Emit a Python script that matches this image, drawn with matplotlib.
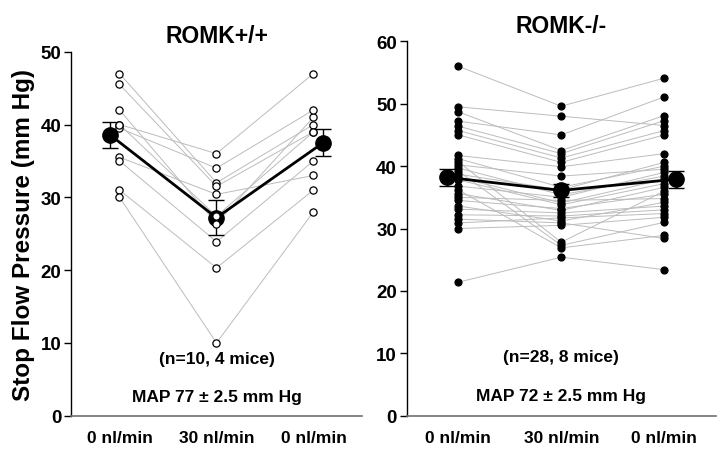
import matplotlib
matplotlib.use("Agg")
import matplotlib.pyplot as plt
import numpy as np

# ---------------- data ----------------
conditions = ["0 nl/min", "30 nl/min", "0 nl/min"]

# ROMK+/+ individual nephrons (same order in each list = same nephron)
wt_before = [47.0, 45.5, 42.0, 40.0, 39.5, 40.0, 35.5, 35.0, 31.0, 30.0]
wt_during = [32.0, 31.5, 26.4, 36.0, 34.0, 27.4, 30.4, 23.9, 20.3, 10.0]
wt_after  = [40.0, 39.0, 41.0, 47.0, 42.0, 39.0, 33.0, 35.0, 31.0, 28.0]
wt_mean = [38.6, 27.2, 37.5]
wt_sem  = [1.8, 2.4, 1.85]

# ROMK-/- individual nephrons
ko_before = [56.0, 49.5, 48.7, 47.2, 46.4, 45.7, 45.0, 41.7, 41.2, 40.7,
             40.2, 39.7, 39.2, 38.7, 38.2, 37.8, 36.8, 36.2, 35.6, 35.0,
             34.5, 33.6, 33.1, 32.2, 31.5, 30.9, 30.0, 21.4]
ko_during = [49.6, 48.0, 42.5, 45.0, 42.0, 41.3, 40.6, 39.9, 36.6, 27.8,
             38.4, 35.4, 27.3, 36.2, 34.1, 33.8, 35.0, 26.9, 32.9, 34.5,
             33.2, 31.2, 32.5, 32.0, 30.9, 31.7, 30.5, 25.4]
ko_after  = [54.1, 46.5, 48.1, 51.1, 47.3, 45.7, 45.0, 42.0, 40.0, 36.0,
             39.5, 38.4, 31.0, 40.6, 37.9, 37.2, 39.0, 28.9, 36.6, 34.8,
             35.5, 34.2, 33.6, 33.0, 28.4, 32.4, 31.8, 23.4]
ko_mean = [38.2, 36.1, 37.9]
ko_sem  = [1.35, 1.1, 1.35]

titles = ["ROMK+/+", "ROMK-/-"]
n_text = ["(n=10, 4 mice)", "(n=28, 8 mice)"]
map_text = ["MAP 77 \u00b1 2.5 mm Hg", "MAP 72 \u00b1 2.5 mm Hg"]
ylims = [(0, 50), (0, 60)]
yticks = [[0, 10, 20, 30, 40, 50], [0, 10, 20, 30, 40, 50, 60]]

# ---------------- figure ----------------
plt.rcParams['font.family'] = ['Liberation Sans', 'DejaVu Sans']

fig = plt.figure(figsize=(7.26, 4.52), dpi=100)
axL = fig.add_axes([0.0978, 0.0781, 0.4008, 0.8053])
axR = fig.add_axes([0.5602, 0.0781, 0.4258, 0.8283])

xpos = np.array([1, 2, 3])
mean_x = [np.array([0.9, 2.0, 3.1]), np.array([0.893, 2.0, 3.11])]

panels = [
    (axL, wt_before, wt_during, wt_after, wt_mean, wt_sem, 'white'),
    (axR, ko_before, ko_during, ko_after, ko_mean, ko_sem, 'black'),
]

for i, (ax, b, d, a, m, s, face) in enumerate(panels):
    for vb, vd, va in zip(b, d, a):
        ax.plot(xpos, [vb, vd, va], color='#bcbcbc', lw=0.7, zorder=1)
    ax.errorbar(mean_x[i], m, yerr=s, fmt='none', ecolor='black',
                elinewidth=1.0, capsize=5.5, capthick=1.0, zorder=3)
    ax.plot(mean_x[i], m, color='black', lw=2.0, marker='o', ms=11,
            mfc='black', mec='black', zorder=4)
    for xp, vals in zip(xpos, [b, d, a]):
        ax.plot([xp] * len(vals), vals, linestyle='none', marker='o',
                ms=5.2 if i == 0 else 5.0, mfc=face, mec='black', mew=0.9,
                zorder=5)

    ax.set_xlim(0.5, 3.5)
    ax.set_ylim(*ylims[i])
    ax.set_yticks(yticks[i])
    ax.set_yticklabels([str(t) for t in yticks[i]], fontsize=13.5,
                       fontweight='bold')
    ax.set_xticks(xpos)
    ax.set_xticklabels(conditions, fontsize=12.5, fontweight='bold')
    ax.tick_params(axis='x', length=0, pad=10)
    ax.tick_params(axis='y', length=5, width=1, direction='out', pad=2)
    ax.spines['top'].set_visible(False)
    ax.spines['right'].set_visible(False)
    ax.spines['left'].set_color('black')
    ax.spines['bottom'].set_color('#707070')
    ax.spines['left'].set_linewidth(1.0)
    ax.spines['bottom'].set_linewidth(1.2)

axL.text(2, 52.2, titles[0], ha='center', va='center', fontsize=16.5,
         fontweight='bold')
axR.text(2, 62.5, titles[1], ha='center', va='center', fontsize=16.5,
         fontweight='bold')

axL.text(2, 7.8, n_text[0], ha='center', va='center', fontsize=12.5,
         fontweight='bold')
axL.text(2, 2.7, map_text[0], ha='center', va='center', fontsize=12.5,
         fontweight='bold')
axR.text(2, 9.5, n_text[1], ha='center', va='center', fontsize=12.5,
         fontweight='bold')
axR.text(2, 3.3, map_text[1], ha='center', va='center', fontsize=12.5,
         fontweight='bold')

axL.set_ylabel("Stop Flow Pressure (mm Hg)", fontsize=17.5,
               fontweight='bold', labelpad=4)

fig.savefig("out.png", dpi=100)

◇ ◇ ◇ ◇

Exercise instructions:
Starting at the top of the listing above, please restate word for word each line up to and including the one that holds "[1.8, 2.4, 1.85]", omitting every image.

Correct output:
Emit a Python script that matches this image, drawn with matplotlib.
import matplotlib
matplotlib.use("Agg")
import matplotlib.pyplot as plt
import numpy as np

# ---------------- data ----------------
conditions = ["0 nl/min", "30 nl/min", "0 nl/min"]

# ROMK+/+ individual nephrons (same order in each list = same nephron)
wt_before = [47.0, 45.5, 42.0, 40.0, 39.5, 40.0, 35.5, 35.0, 31.0, 30.0]
wt_during = [32.0, 31.5, 26.4, 36.0, 34.0, 27.4, 30.4, 23.9, 20.3, 10.0]
wt_after  = [40.0, 39.0, 41.0, 47.0, 42.0, 39.0, 33.0, 35.0, 31.0, 28.0]
wt_mean = [38.6, 27.2, 37.5]
wt_sem  = [1.8, 2.4, 1.85]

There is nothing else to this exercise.